Raw records:
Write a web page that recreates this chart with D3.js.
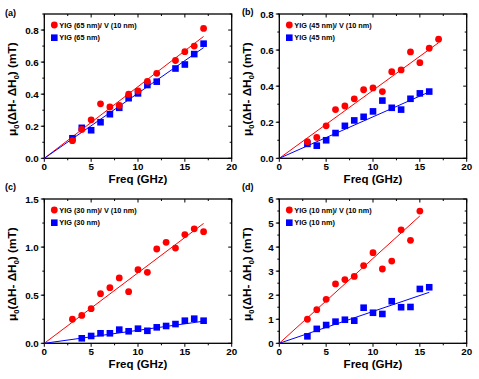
<!DOCTYPE html>
<html>
<head>
<meta charset="utf-8">
<script src="https://cdn.jsdelivr.net/npm/d3@7"></script>
<style>
  body { margin: 0; background: #fff; }
  text { font-family: "Liberation Sans", Arial, sans-serif; font-weight: bold; fill: #000; }
</style>
</head>
<body>
<script>
// frequencies (GHz)
var freqA = [3, 4, 5, 6, 7, 8, 9, 10, 11, 12, 14, 15, 16, 17]
var freqB = [3, 4, 5, 6, 7, 8, 9, 10, 11, 12, 13, 14, 15, 16, 17]
var freqC = [3, 4, 5, 6, 7, 8, 9, 10, 11, 12, 13, 14, 15, 16, 17]
var freqD = [3, 4, 5, 6, 7, 8, 9, 10, 11, 12, 13, 14, 15, 16]

// (a) 65 nm
var redA = [0.11, 0.18, 0.24, 0.34, 0.32, 0.33, 0.40, 0.42, 0.48, 0.53, 0.61, 0.665, 0.70, 0.81]
var blueA = [0.125, 0.19, 0.175, 0.225, 0.275, 0.315, 0.375, 0.405, 0.457, 0.478, 0.56, 0.585, 0.65, 0.715]
// (b) 45 nm
var redB = [0.092, 0.116, 0.18, 0.27, 0.29, 0.33, 0.38, 0.39, 0.37, 0.48, 0.49, 0.59, 0.53, 0.61, 0.66]
var blueB = [0.08, 0.07, 0.10, 0.14, 0.18, 0.21, 0.23, 0.26, 0.32, 0.28, 0.27, 0.33, 0.36, 0.37]
// (c) 30 nm (blue starts at 4 GHz)
var redC = [0.25, 0.29, 0.36, 0.516, 0.578, 0.68, 0.537, 0.765, 0.738, 0.98, 1.05, 0.99, 1.13, 1.19, 1.16]
var blueC = [null, 0.052, 0.076, 0.104, 0.104, 0.142, 0.125, 0.152, 0.13, 0.166, 0.18, 0.20, 0.235, 0.256, 0.235]
// (d) 10 nm (red stops at 15 GHz)
var redD = [1.0, 1.4, 1.83, 2.47, 2.65, 2.78, 3.23, 3.77, 3.09, 3.42, 4.72, 4.28, 5.5, null]
var blueD = [0.29, 0.6, 0.76, 0.9, 0.98, 0.94, 1.48, 1.27, 1.22, 1.75, 1.5, 1.51, 2.26, 2.33]

// linear fits through origin: [slope, last freq]
var fitRed = [[0.0447, 17], [0.0377, 17], [0.0733, 17], [0.353, 15]]
var fitBlue = [[0.0406, 17], [0.023, 16], [0.0135, 17], [0.1325, 16]]

var yMax = [0.9, 0.8, 1.5, 6]
var yStep = [0.2, 0.2, 0.5, 1]
var yFmt = [".1f", ".1f", ".1f", "d"]
var thick = ["65", "45", "30", "10"]
var letters = ["(a)", "(b)", "(c)", "(d)"]

var W = 479, H = 379
var svg = d3.select("body").append("svg").attr("width", W).attr("height", H)

var boxes = [
  {x0: 44.3, x1: 231.7, y0: 14, y1: 158.3, lx: 5, ly: 15.5},
  {x0: 279.3, x1: 466.7, y0: 14, y1: 158.3, lx: 242, ly: 15},
  {x0: 44.3, x1: 231.7, y0: 199, y1: 343.3, lx: 5, ly: 190},
  {x0: 279.3, x1: 466.7, y0: 199, y1: 343.3, lx: 242, ly: 190}
]
var freqs = [freqA, freqB, freqC, freqD]
var reds = [redA, redB, redC, redD]
var blues = [blueA, blueB, blueC, blueD]

boxes.forEach(function(b, i) {
  drawPanel(b, i)
})

function drawPanel(b, i) {
  var x = d3.scaleLinear().domain([0, 20]).range([b.x0, b.x1])
  var y = d3.scaleLinear().domain([0, yMax[i]]).range([b.y1, b.y0])
  var g = svg.append("g")

  var yTicks = d3.range(0, yMax[i] + 1e-9, yStep[i])
  var yMinor = d3.range(0, yMax[i] + 1e-9, yStep[i] / 2)
  var xTicks = d3.range(0, 20.01, 5)
  var xMinor = d3.range(0, 20.01, 2.5)

  // ticks: outward on left/bottom, inward on top/right
  g.selectAll(".ymin").data(yMinor).enter().append("line")
    .attr("x1", b.x0 - 2).attr("x2", b.x0)
    .attr("y1", y).attr("y2", y)
    .attr("stroke", "#000").attr("stroke-width", 1)
  g.selectAll(".ymaj").data(yTicks).enter().append("line")
    .attr("x1", b.x0 - 3.5).attr("x2", b.x0)
    .attr("y1", y).attr("y2", y)
    .attr("stroke", "#000").attr("stroke-width", 1)
  g.selectAll(".yr").data(yMinor).enter().append("line")
    .attr("x1", b.x1).attr("x2", function(d, k) { return b.x1 - (k % 2 ? 2 : 3.5) })
    .attr("y1", y).attr("y2", y)
    .attr("stroke", "#000").attr("stroke-width", 1)
  g.selectAll(".xb").data(xMinor).enter().append("line")
    .attr("x1", x).attr("x2", x)
    .attr("y1", b.y1).attr("y2", function(d, k) { return b.y1 + (k % 2 ? 2 : 3.5) })
    .attr("stroke", "#000").attr("stroke-width", 1)
  g.selectAll(".xt").data(xMinor).enter().append("line")
    .attr("x1", x).attr("x2", x)
    .attr("y1", b.y0).attr("y2", function(d, k) { return b.y0 + (k % 2 ? 2 : 3.5) })
    .attr("stroke", "#000").attr("stroke-width", 1)

  g.append("rect")
    .attr("x", b.x0).attr("y", b.y0)
    .attr("width", b.x1 - b.x0).attr("height", b.y1 - b.y0)
    .attr("fill", "none").attr("stroke", "#000").attr("stroke-width", 1.3)

  g.selectAll(".yl").data(yTicks).enter().append("text")
    .attr("x", b.x0 - 5.5).attr("y", function(d) { return y(d) + 3.5 })
    .attr("text-anchor", "end").style("font-size", "9.8px")
    .text(d3.format(yFmt[i]))
  g.selectAll(".xl").data(xTicks).enter().append("text")
    .attr("x", x).attr("y", b.y1 + 12)
    .attr("text-anchor", "middle").style("font-size", "9.8px")
    .text(d3.format("d"))

  g.append("text")
    .attr("x", (b.x0 + b.x1) / 2).attr("y", b.y1 + 25)
    .attr("text-anchor", "middle").style("font-size", "11.5px")
    .text("Freq (GHz)")

  var yl = g.append("text")
    .attr("transform", "translate(" + (b.x0 - 28) + "," + ((b.y0 + b.y1) / 2 + 3) + ") rotate(-90)")
    .attr("text-anchor", "middle").style("font-size", "11.8px")
  yl.append("tspan").text("μ")
  yl.append("tspan").attr("dy", 3).style("font-size", "7.5px").text("0")
  yl.append("tspan").attr("dy", -3).text("(ΔH- ΔH")
  yl.append("tspan").attr("dy", 3).style("font-size", "7.5px").text("0")
  yl.append("tspan").attr("dy", -3).text(") (mT)")

  g.append("text").attr("x", b.lx).attr("y", b.ly)
    .style("font-size", "9px").text(letters[i])

  // fit lines
  var fits = [[fitRed[i], "#ff0000"], [fitBlue[i], "#0000ff"]]
  fits.forEach(function(f) {
    g.append("line")
      .attr("x1", x(0)).attr("y1", y(0))
      .attr("x2", x(f[0][1])).attr("y2", y(f[0][0] * f[0][1]))
      .attr("stroke", f[1]).attr("stroke-width", 1)
  })

  var fr = freqs[i]
  var bluePts = fr.map(function(f, k) { return [f, blues[i][k]] })
    .filter(function(p) { return p[1] != null })
  var redPts = fr.map(function(f, k) { return [f, reds[i][k]] })
    .filter(function(p) { return p[1] != null })

  g.selectAll(".sq").data(bluePts).enter().append("rect")
    .attr("x", function(d) { return x(d[0]) - 3.3 })
    .attr("y", function(d) { return y(d[1]) - 3.3 })
    .attr("width", 6.6).attr("height", 6.6)
    .attr("fill", "#0000ff")
  g.selectAll(".ci").data(redPts).enter().append("circle")
    .attr("cx", function(d) { return x(d[0]) })
    .attr("cy", function(d) { return y(d[1]) })
    .attr("r", 3.4)
    .attr("fill", "#ff0000")

  // legend
  var lx = b.x0 + 10, ly = b.y0 + 11
  g.append("circle").attr("cx", lx).attr("cy", ly).attr("r", 3.4).attr("fill", "#ff0000")
  g.append("rect").attr("x", lx - 3.3).attr("y", ly + 12.7 - 3.3)
    .attr("width", 6.6).attr("height", 6.6).attr("fill", "#0000ff")
  g.append("text").attr("x", lx + 5).attr("y", ly + 2.6)
    .style("font-size", "7.3px").text("YIG (" + thick[i] + " nm)/ V (10 nm)")
  g.append("text").attr("x", lx + 5).attr("y", ly + 12.7 + 2.6)
    .style("font-size", "7.3px").text("YIG (" + thick[i] + " nm)")
}
</script>
</body>
</html>
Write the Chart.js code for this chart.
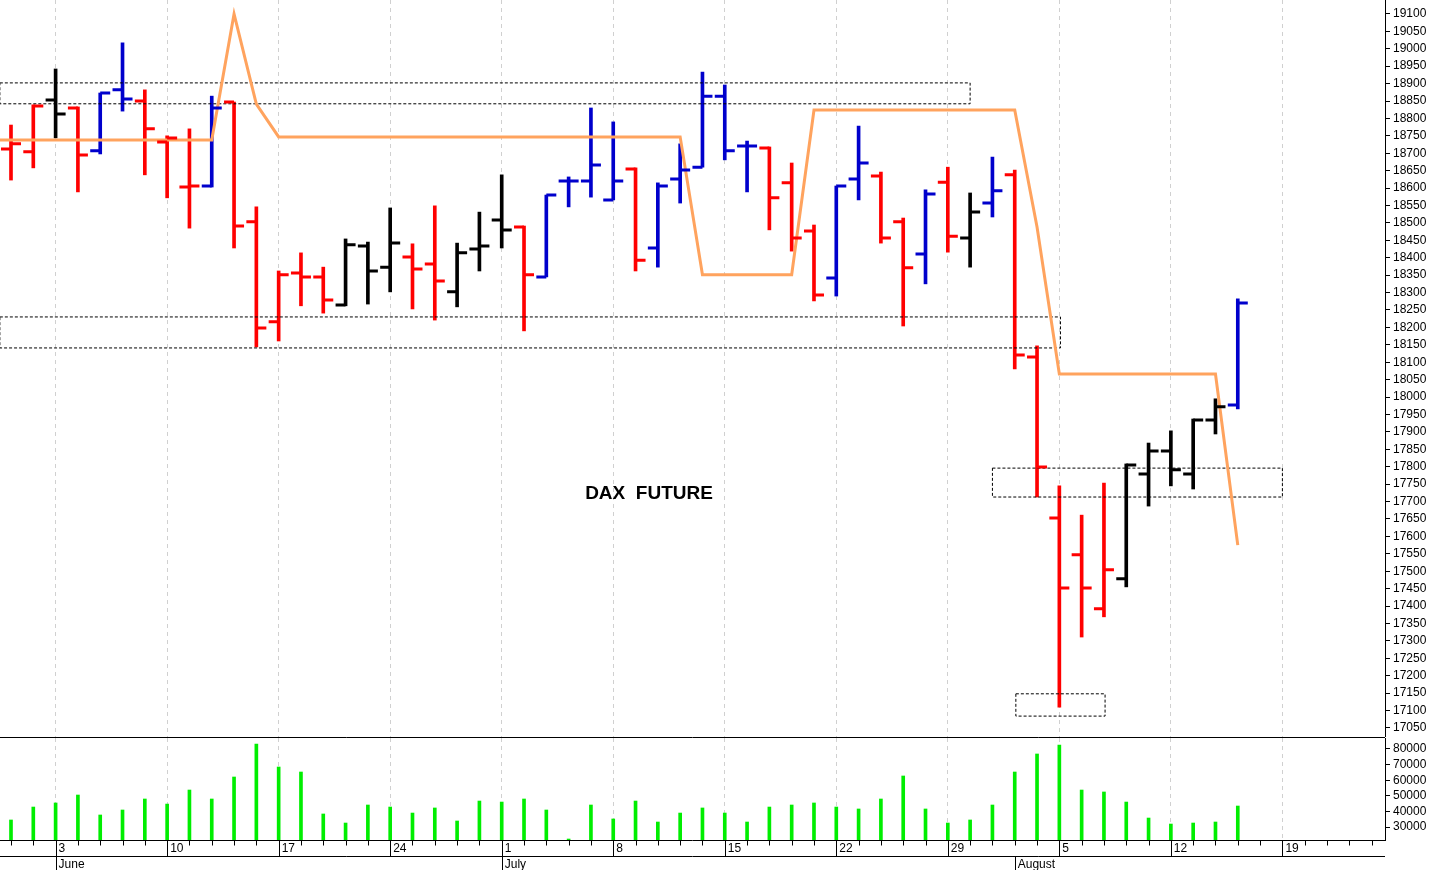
<!DOCTYPE html>
<html><head><meta charset="utf-8">
<script src="https://cdn.jsdelivr.net/npm/chart.js@4"></script>
<style>
html,body{margin:0;padding:0;background:#fff;width:1433px;height:870px;overflow:hidden}
#w1{position:absolute;left:0;top:0;width:1433px;height:737px}
#w2{position:absolute;left:0;top:737px;width:1433px;height:133px}
</style></head><body>
<div id="w1"><canvas id="c1"></canvas></div>
<div id="w2"><canvas id="c2"></canvas></div>
<script>
const opens  = [18712,18704,18853,18830,18707,18882,18850,18732,18603,18606,18847,18503,18216,18356,18345,18264,18434,18373,18402,18382,18302,18425,18508,18488,18345,18620,18620,18566,18655,18428,18626,18660,18864,18721,18715,18615,18477,18342,18626,18635,18503,18411,18617,18457,18557,18638,18115,17653,17547,17392,17478,17779,17845,17779,17934,17977];
const highs  = [18781,18839,18942,18833,18873,19017,18882,18750,18770,18864,18847,18546,18362,18414,18373,18454,18445,18543,18440,18549,18442,18531,18638,18491,18580,18632,18830,18790,18658,18615,18727,18933,18896,18735,18718,18672,18494,18606,18778,18646,18514,18595,18660,18586,18689,18652,18147,17745,17661,17753,17808,17868,17903,17937,17995,18282];
const lows   = [18623,18658,18744,18589,18698,18821,18638,18572,18485,18603,18428,18144,18161,18262,18241,18262,18267,18302,18253,18221,18259,18362,18428,18190,18345,18546,18574,18566,18362,18373,18557,18660,18681,18589,18480,18419,18276,18290,18566,18442,18204,18325,18416,18373,18517,18081,17713,17110,17311,17369,17455,17687,17745,17736,17894,17966];
const closes = [18727,18836,18813,18695,18873,18856,18770,18744,18606,18830,18491,18198,18351,18345,18279,18437,18362,18442,18368,18333,18414,18434,18480,18351,18580,18620,18666,18620,18393,18606,18652,18864,18707,18721,18572,18457,18293,18606,18672,18457,18371,18583,18462,18531,18592,18121,17799,17452,17452,17504,17805,17845,17791,17934,17972,18270];
const barColors = "RRKRBBRRRBRRRRRKKKRRKKKRBBBBRBBBBBRRRBBRRBRKBRRRRRKKKKKB".split("");
const volumes = [34500,42800,45400,50500,37700,40900,47950,44700,53700,47950,62050,83200,68450,65250,38350,32550,44100,42800,38950,42200,33850,46650,46000,47950,40900,22300,44100,35150,46650,33200,38950,42200,38950,33200,42800,44100,45400,42800,41550,47950,62700,41550,32550,34500,44100,65250,76800,82550,53700,52450,46000,35750,31900,32550,33200,43450];
const trendLine = [18738,18738,18738,18738,18738,18738,18738,18738,18738,18738,19100,18841,18747,18747,18747,18747,18747,18747,18747,18747,18747,18747,18747,18747,18747,18747,18747,18747,18747,18747,18747,18351,18351,18351,18351,18351,18824,18824,18824,18824,18824,18824,18824,18824,18824,18824,18488,18066,18066,18066,18066,18066,18066,18066,18066,17575];
const zones = [[-0.5,43.0,18842,18902],[-0.5,47.05,18141,18230],[44.0,57.0,17713,17796],[45.05,49.05,17084,17148]];
const weekIdx   = [2,7,12,17,22,27,32,37,42,47,52,57];
const weekLabels= ["3","10","17","24","1","8","15","22","29","5","12","19"];
const monthIdx  = [2,22,45];
const monthLabels=["June","July","August"];
const priceTicks = []; for(let p=17050;p<=19100;p+=50) priceTicks.push(p);
const volTicks = [30000,40000,50000,60000,70000,80000];

const COL={R:'#ff0000',B:'#0000cc',K:'#000000'};
const XMIN=-0.493, XMAX=61.6;
const FONT='"Liberation Sans", Arial, sans-serif';
Chart.defaults.font.family=FONT;
Chart.defaults.animation=false;

function xScale(){ return {
  type:'linear', min:XMIN, max:XMAX, offset:false,
  afterBuildTicks:s=>{s.ticks=weekIdx.map(v=>({value:v}));},
  ticks:{display:false}, border:{display:false, dash:[4,4]},
  grid:{color:'#d0d0d0', lineWidth:1, tickLength:0, drawTicks:false, offset:false},
  afterFit:s=>{s.height=0;s.paddingLeft=0;s.paddingRight=0;}
};}
function yScale(min,max,ticks){ return {
  position:'right',min,max,
  afterBuildTicks:s=>{s.ticks=ticks.map(v=>({value:v}));},
  afterFit:s=>{s.width=48;s.paddingTop=0;s.paddingBottom=0;},
  ticks:{color:'#000',font:{size:12},padding:3,callback:v=>String(v)},
  grid:{drawOnChartArea:false,tickLength:5,color:'#000'},
  border:{display:true,color:'#000'}
};}

const ohlcTicks={id:'ohlcTicks',afterDatasetsDraw(ch){
  const x=ch.scales.x,y=ch.scales.y,ctx=ch.ctx;ctx.save();ctx.lineWidth=3;
  for(let i=0;i<opens.length;i++){
    const px=x.getPixelForValue(i);ctx.strokeStyle=COL[barColors[i]];
    ctx.beginPath();ctx.moveTo(px-10,y.getPixelForValue(opens[i]));ctx.lineTo(px,y.getPixelForValue(opens[i]));
    ctx.moveTo(px,y.getPixelForValue(closes[i]));ctx.lineTo(px+10,y.getPixelForValue(closes[i]));ctx.stroke();
  }
  ctx.fillStyle='#000';ctx.font='bold 19px '+FONT;ctx.textAlign='center';ctx.textBaseline='middle';
  ctx.fillText('DAX  FUTURE',649,494);
  ctx.restore();
}};

const datasets=[];
datasets.push({type:'bar',data:highs.map((h,i)=>({x:i,y:[lows[i],h]})),backgroundColor:barColors.map(c=>COL[c]),barThickness:3,grouped:false,order:3});
datasets.push({type:'line',data:[{x:XMIN,y:trendLine[0]}].concat(trendLine.map((v,i)=>({x:i,y:v}))),borderColor:'#ffa35e',borderWidth:3,pointRadius:0,tension:0,order:1});
zones.forEach(z=>{
  datasets.push({type:'line',data:[{x:z[0],y:z[3]},{x:z[1],y:z[3]},{x:z[1],y:z[2]},{x:z[0],y:z[2]},{x:z[0],y:z[3]}],
    borderColor:'#000',borderWidth:1,borderDash:[3,2],pointRadius:0,tension:0,fill:false,order:2});
});

new Chart(document.getElementById('c1'),{
  data:{datasets},
  options:{responsive:true,maintainAspectRatio:false,layout:{padding:0},
    plugins:{legend:{display:false},tooltip:{enabled:false}},
    scales:{x:xScale(), y:yScale(17024,19140,priceTicks)}},
  plugins:[ohlcTicks]
});

const dateAxis={id:'dateAxis',afterDraw(ch){
  const x=ch.scales.x,ctx=ch.ctx,a=ch.chartArea;ctx.save();
  ctx.strokeStyle='#000';ctx.lineWidth=1;
  const b=Math.round(a.bottom)+0.5;
  ctx.beginPath();ctx.moveTo(0,0.5);ctx.lineTo(1385,0.5);
  ctx.moveTo(0,b);ctx.lineTo(1385,b);
  ctx.moveTo(0,b+16);ctx.lineTo(1385,b+16);
  for(let i=0;i<=61;i++){const px=Math.round(x.getPixelForValue(i))+0.5;ctx.moveTo(px,b);ctx.lineTo(px,b+5);}
  weekIdx.forEach(i=>{const px=Math.round(x.getPixelForValue(i))+0.5;ctx.moveTo(px,b);ctx.lineTo(px,b+16);});
  monthIdx.forEach(i=>{const px=Math.round(x.getPixelForValue(i))+0.5;ctx.moveTo(px,b+16);ctx.lineTo(px,b+32);});
  ctx.stroke();
  ctx.fillStyle='#000';ctx.font='12px '+FONT;ctx.textAlign='left';ctx.textBaseline='top';
  weekIdx.forEach((i,k)=>ctx.fillText(weekLabels[k],x.getPixelForValue(i)+3,b+2));
  monthIdx.forEach((i,k)=>ctx.fillText(monthLabels[k],x.getPixelForValue(i)+3,b+18));
  ctx.restore();
}};

new Chart(document.getElementById('c2'),{
  data:{datasets:[{type:'bar',data:volumes.map((v,i)=>({x:i,y:v})),backgroundColor:'#00ee00',barThickness:3}]},
  options:{responsive:true,maintainAspectRatio:false,layout:{padding:{top:1,bottom:30}},
    plugins:{legend:{display:false},tooltip:{enabled:false}},
    scales:{x:xScale(), y:yScale(21670,87050,volTicks)}},
  plugins:[dateAxis]
});
</script></body></html>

Your task: Pictures excluded, repeat exactly the lines from the top of the material through the line with "14, 15, 16]", including both of those lines.

Reply:
Write a web page that recreates this chart with D3.js.
<!DOCTYPE html>
<html>
<head>
<meta charset="utf-8">
<script src="https://cdn.jsdelivr.net/npm/d3@7"></script>
<style>
  body { margin: 0; background: #fff; }
  text { font-family: "Liberation Sans", Arial, sans-serif; font-weight: bold; fill: #000; }
</style>
</head>
<body>
<script>
// frequencies (GHz)
var freqA = [3, 4, 5, 6, 7, 8, 9, 10, 11, 12, 14, 15, 16, 17]
var freqB = [3, 4, 5, 6, 7, 8, 9, 10, 11, 12, 13, 14, 15, 16, 17]
var freqC = [3, 4, 5, 6, 7, 8, 9, 10, 11, 12, 13, 14, 15, 16, 17]
var freqD = [3, 4, 5, 6, 7, 8, 9, 10, 11, 12, 13, 14, 15, 16]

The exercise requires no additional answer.